Plastic News 1995.

   
 

CLEVELAND-Plastics Fair Cleveland marked the first trade show appearance of Molding & Coating Technologies, a dip molding equipment maker.

Dip molding, sometimes also called dip coating, is used to make products such as grips, bellows, hand tools and vinyl and rubber gloves. Some companies specialize in dip molding, but George Heath Jr., vice president of marketing, said Plastics Fair Cleveland offered a much broader market: injection molding firms.

"We have turned around and gone from marketing to dip molders exclusively to marketing to custom injection molders as well," Heath said.

Molding & Coating Technologies recently sold three dip molding lines to custom molders, Heath said, declining to identify the companies. Firms that make injection molded grips and knobs want to diversify to make soft, squeezable grips and end caps, products well-suited to dip molding, Heath said. Those foamed grips are a hot market thanks to their popularity on exercise equipment, hand tools and appliances.

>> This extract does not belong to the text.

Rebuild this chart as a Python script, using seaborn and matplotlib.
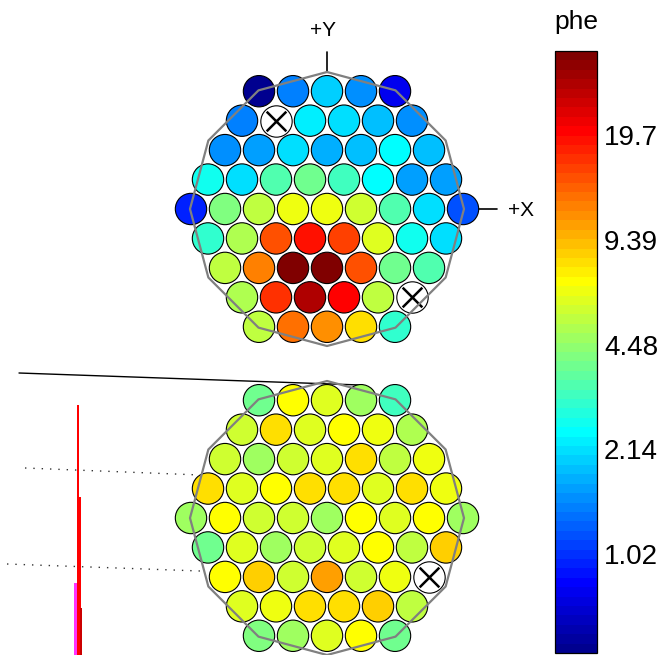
import numpy as np
import pandas as pd
import matplotlib
matplotlib.use("Agg")
import matplotlib.pyplot as plt
from matplotlib.colors import ListedColormap, LogNorm
import matplotlib.cm as cm
import seaborn as sns

sns.set_style("white")
plt.rcParams['font.family'] = ['Liberation Sans', 'DejaVu Sans']
plt.rcParams['text.color'] = 'black'
plt.rcParams['ytick.color'] = 'black'
plt.rcParams['ytick.labelcolor'] = 'black'

nan = np.nan
# ---------------- data (phe per PMT, row by row, NaN = disabled PMT) ----------------
row_counts = [5, 6, 7, 8, 9, 8, 7, 6, 5]
top_values = [
    [0.52, 1.45, 2.0, 1.5, 0.77],
    [1.45, nan, 2.33, 2.06, 1.91, 1.53],
    [1.53, 1.64, 2.06, 1.79, 1.85, 2.4, 1.91],
    [2.58, 2.15, 3.3, 3.86, 3.1, 2.45, 1.58, 1.58],
    [0.95, 4.25, 5.37, 6.55, 6.55, 5.57, 3.3, 2.15, 1.16],
    [2.94, 5.0, 14.6, 18.4, 15.5, 6.1, 2.58, 2.06],
    [5.37, 12.3, 35.0, 34.0, 14.6, 3.95, 3.4],
    [5.0, 16.6, 27.4, 20.3, 5.37, nan],
    [5.37, 12.9, 11.2, 8.26, 2.94],
]
bottom_values = [
    [3.95, 7.0, 5.95, 4.8, 3.1],
    [5.77, 8.26, 5.95, 7.0, 6.55, 5.0],
    [5.77, 4.8, 5.77, 5.95, 8.0, 5.2, 6.55],
    [8.26, 6.1, 7.0, 7.74, 8.26, 6.1, 8.0, 6.55],
    [4.8, 7.0, 5.77, 5.57, 4.8, 7.0, 6.1, 7.0, 4.8],
    [3.8, 6.1, 4.7, 5.77, 6.1, 7.2, 5.37, 8.83],
    [7.0, 8.83, 5.77, 10.1, 5.77, 6.55, nan],
    [5.95, 6.55, 7.74, 8.26, 8.83, 5.37],
    [4.1, 4.8, 6.1, 7.0, 3.95],
]
cbar_ticks = [1.02, 2.14, 4.48, 9.39, 19.7]
cbar_labels = ["1.02", "2.14", "4.48", "9.39", "19.7"]
cbar_range = [0.506, 35.7]
axis_labels = ["+Y", "+X"]
cbar_title = "phe"

# remnant histogram fragments at lower left (pixel units)
rem_x = [74.0, 77.0, 79.0, 80.0]
rem_w = [3.5, 2.0, 1.5, 2.0]
rem_top = [583, 405, 497, 608]
rem_col = ['#ff33ff', '#ff0000', '#ff0000', '#cc0000']

# ---------------- layout ----------------
W, H = 664, 655
pitch = 34.0
centers = {"top": (327.0, 209.0), "bottom": (327.0, 518.0)}
R_poly = 137.0


def matlab_jet(m=64):
    n = int(np.ceil(m / 4))
    u = np.concatenate([np.arange(1, n + 1) / n, np.ones(n - 1), np.arange(n, 0, -1) / n])
    g = int(np.ceil(n / 2)) - (1 if m % 4 == 1 else 0) + np.arange(1, len(u) + 1)
    r = g + n
    b = g - n
    J = np.zeros((m, 3))
    J[r[r <= m] - 1, 0] = u[r <= m]
    J[g[g <= m] - 1, 1] = u[g <= m]
    J[b[b > 0] - 1, 2] = u[b > 0]
    return ListedColormap(J)


cmap = matlab_jet(64)
norm = LogNorm(vmin=cbar_range[0], vmax=cbar_range[1])


def build(values, center):
    cx, cy = center
    rows = []
    for r, (n, vals) in enumerate(zip(row_counts, values)):
        for i, v in enumerate(vals):
            x = cx + (i - (n - 1) / 2) * pitch
            y = cy + (r - 4) * pitch * np.sqrt(3) / 2
            rows.append((x, y, v))
    return pd.DataFrame(rows, columns=["x", "y", "phe"])


fig = plt.figure(figsize=(W / 100, H / 100), dpi=100)
ax = fig.add_axes([0, 0, 1, 1])
ax.set_xlim(0, W)
ax.set_ylim(H, 0)
ax.axis('off')

# remnant lines from an adjacent panel
ax.plot([19, 360], [373, 385], color='black', lw=1.0, zorder=1)
ax.plot([25, 200], [468, 475], color='#333333', lw=1.0, ls=(0, (1, 5)), zorder=1)
ax.plot([7, 200], [564, 571], color='#333333', lw=1.0, ls=(0, (1, 5)), zorder=1)
ax.bar(rem_x, [H - t for t in rem_top], bottom=rem_top, width=rem_w, align='edge',
       color=rem_col, linewidth=0, zorder=1)

for key, vals in [("top", top_values), ("bottom", bottom_values)]:
    df = build(vals, centers[key])
    ok = df.dropna()
    dead = df[df["phe"].isna()]
    sns.scatterplot(data=ok, x="x", y="y", hue="phe", hue_norm=norm, palette=cmap,
                    s=510, edgecolor='black', linewidth=0.8, legend=False, ax=ax, zorder=3)
    sns.scatterplot(data=dead, x="x", y="y", color='white', s=510, edgecolor='black',
                    linewidth=0.8, legend=False, ax=ax, zorder=3)
    sns.scatterplot(data=dead, x="x", y="y", color='black', marker='x', s=200,
                    linewidth=1.8, legend=False, ax=ax, zorder=4)
    cx, cy = centers[key]
    ang = np.deg2rad(90 + 30 * np.arange(13))
    ax.plot(cx + R_poly * np.cos(ang), cy - R_poly * np.sin(ang), color='#808080',
            lw=1.6, zorder=5)

# axis direction markers on the top array
cx, cy = centers["top"]
ax.plot([cx, cx], [cy - R_poly - 20, cy - R_poly], color='black', lw=1.2, zorder=2)
ax.text(cx - 4, cy - R_poly - 42, axis_labels[0], ha='center', va='center', fontsize=15,
        color='black')
ax.plot([cx + R_poly, cx + R_poly + 33], [cy, cy], color='black', lw=1.2, zorder=2)
ax.text(cx + R_poly + 57, cy + 1, axis_labels[1], ha='center', va='center', fontsize=15,
        color='black')

# colorbar
cax = fig.add_axes([555 / W, (H - 653) / H, 42 / W, 602 / H])
sm = cm.ScalarMappable(norm=norm, cmap=cmap)
cb = fig.colorbar(sm, cax=cax)
cb.outline.set_linewidth(0.9)
cb.outline.set_edgecolor('black')
cb.set_ticks(cbar_ticks)
cb.set_ticklabels(cbar_labels)
cax.yaxis.set_minor_locator(matplotlib.ticker.NullLocator())
cax.tick_params(axis='y', which='major', direction='in', left=True, right=True,
                labelleft=False, labelright=True, length=4, width=0.8,
                labelsize=20, pad=5, colors='black')
fig.text(576 / W, 1 - 22 / H, cbar_title, ha='center', va='center', fontsize=19,
         color='black')

fig.savefig("out.png", dpi=100)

Molding & Coating Technologies is a joint venture between Cleveland-based Thermovation Engineering Inc., which makes ovens used in dip molding lines, and Plastic Dip Mouldings Inter- national Ltd., a dip molder in Irvine, Scotland. Molding & Coating, which employs 15, is based at Thermovation.

Heath said sales have grown from $400,000 in 1994 to $1.5 million for the first five months of 1995. The company's specialty is highly accurate, flexible machinery that is automated and uses advanced controls.

"There's a basic set of principles that apply to every machine but each machine is unique," he said.

The custom-made dip molding lines cost $100,000-$500,000.